Studio album by Show-Ya
- Released: 4 February 1987
- Recorded: Toshiba Studio, Onkio Haus, Tokyo, Japan
- Genre: Rock
- Length: 47:34
- Language: Japanese
- Label: Eastworld / EMI
- Producer: Show-Ya, Yasushi Akimoto

Show-Ya chronology
| Ways (1986) | Trade Last (1987) | Immigration (1987) |

Singles from Trade Last
- "Sono Ato De Koroshitai" / "Yoru Ga Kuru Made Nemuretai" Released: 22 January 1987;

= Trade Last =

Trade Last is the fourth album of the Japanese rock group Show-Ya. The album was released on 4 February 1987 in Japan. All the lyrics were written by Yasushi Akimoto and half of the music by Kyōhei Tsutsumi. The musical arrangements were done by Makoto Matsushita.

==Overview==
By the year 1987, the band had acquired a loyal fan base and was able to fill up mid-sized arenas with their live shows in Japan. Their TV appearances were also more frequent and demanding, requiring a more professional approach to the musical business. This important step in the band's career needed money to be invested in new stage sets, personnel, costumes and equipment, which came out of a two-album contract with Yasushi Akimoto's Sold Out Productions. Akimoto was already a well-known author, lyricist and TV producer, deeply involved in the Japanese idol phenomenon. He was executive producer of the album, providing both the lyrics for all the songs and the highly professional staff, including arranger Makoto Matsushita and composer Kyōhei Tsutsumi. For the first time lead singer Keiko Terada did not have any writing duty on the album, but sang only lyrics written by someone else and dealing with a larger range of topics than in the previous albums. For example, the song "Visconti no Shouzou" is centered on the figure of Italian movie director Luchino Visconti. Akimoto's writing takes advantage of the band's rock and roll grit, and strays into "edgy" topics. ”Mou Friend wa Iranai" ("Don't need friends any more") evokes the complicated feelings of loathing, nostalgia and regret upon returning to a discarded, hated home town ("kirai-na matchi") after a decade. The speaker in "Sono Ato de Koroshitai" ("After it's over, I want to kill you") is a mistress expressing her desire to murder her playboy lover, to have him all to herself, hinting at that this is to take place after sex.

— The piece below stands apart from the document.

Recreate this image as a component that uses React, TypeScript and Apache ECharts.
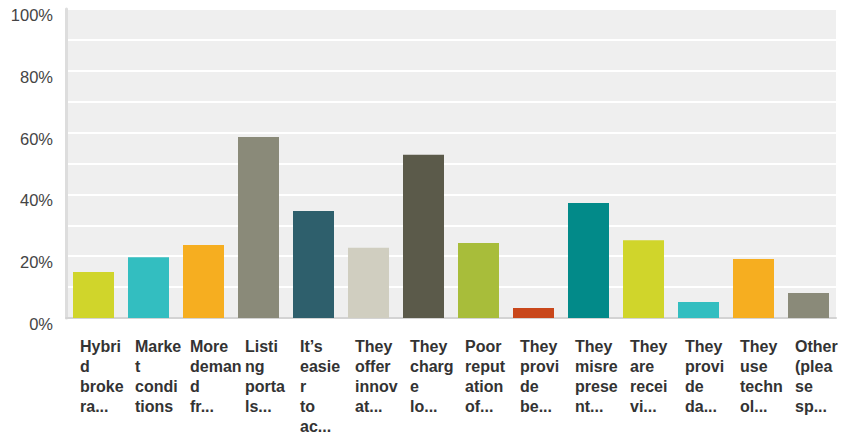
import React, { useEffect, useRef } from "react";
import * as echarts from "echarts";

const categories: string[] = [
  "Hybri\nd\nbroke\nra...",
  "Marke\nt\ncondi\ntions",
  "More\ndeman\nd\nfr...",
  "Listi\nng\nporta\nls...",
  "It’s\neasie\nr\nto\nac...",
  "They\noffer\ninnov\nat...",
  "They\ncharg\ne\nlo...",
  "Poor\nreput\nation\nof...",
  "They\nprovi\nde\nbe...",
  "They\nmisre\nprese\nnt...",
  "They\nare\nrecei\nvi...",
  "They\nprovi\nde\nda...",
  "They\nuse\ntechn\nol...",
  "Other\n(plea\nse\nsp...",
];

const values: number[] = [14.9, 19.7, 23.6, 58.6, 34.6, 22.7, 52.8, 24.3, 3.2, 37.2, 25.2, 5.2, 19.1, 8.1];

const colors: string[] = [
  "#D0D52B", "#33BEC0", "#F6AE20", "#8A8A79", "#2E5F6C", "#D0CEC0", "#5B5A4A",
  "#A8BD3A", "#C9471B", "#028A89", "#D0D52B", "#33BEC0", "#F6AE20", "#8A8A79",
];

const FONT = "'Liberation Sans', Arial, sans-serif";

export default function App() {
  const ref = useRef<HTMLDivElement>(null);
  useEffect(() => {
    if (!ref.current) return;
    const chart = echarts.init(ref.current, null, { renderer: "svg" });
    chart.setOption({
      animation: false,
      grid: {
        left: 66,
        right: 6,
        top: 9,
        bottom: 118,
        containLabel: false,
        outerBoundsMode: "none",
        show: true,
        backgroundColor: "#EFEFEF",
        borderWidth: 0,
      },
      xAxis: {
        type: "category",
        data: categories,
        axisLine: { show: true, lineStyle: { color: "#D3D3D3", width: 2 } },
        axisTick: { show: false },
        axisLabel: {
          interval: 0,
          margin: 18,
          fontFamily: FONT,
          fontSize: 16,
          fontWeight: "bold",
          color: "#333333",
          lineHeight: 20,
          align: "center",
          formatter: (v: string) =>
            v
              .split("\n")
              .map((s) => `{a|${s}}`)
              .join("\n"),
          rich: {
            a: {
              width: 42,
              padding: [0, 0, 0, 15],
              align: "left",
              fontFamily: FONT,
              fontSize: 16,
              fontWeight: "bold",
              color: "#333333",
              lineHeight: 20,
            },
          },
        },
      },
      yAxis: {
        type: "value",
        min: 0,
        max: 100,
        interval: 10,
        axisLine: { show: true, lineStyle: { color: "#DDDDDD", width: 3 } },
        axisTick: { show: false },
        splitLine: { show: true, lineStyle: { color: "#FFFFFF", width: 2 } },
        axisLabel: {
          margin: 13,
          fontFamily: FONT,
          fontSize: 16.5,
          color: "#444444",
          verticalAlign: "top",
          lineHeight: 12,
          formatter: (v: number) => (v % 20 === 0 ? `${v}%` : ""),
        },
      },
      series: [
        {
          type: "bar",
          data: values.map((v, i) => ({ value: v, itemStyle: { color: colors[i] } })),
          barWidth: 41,
        },
      ],
    });
    return () => chart.dispose();
  }, []);
  return (
    <div
      ref={ref}
      style={{ position: "fixed", left: 0, top: 0, width: 842, height: 436, background: "#fff" }}
    />
  );
}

The image of the band was largely refined with new costumes and choreography and in particular Terada's image changed, leaving behind her almost boyish look for a more feminine and seductive appearance.

The top-notch production of the album preserved the strong points of the band's music, reserving great attention to vocal performances and enhancing the commercial appeal of the recording.
The last track "Chikasuidou no Tsuki" is usually used as farewell song at the end of Show-Ya's live shows.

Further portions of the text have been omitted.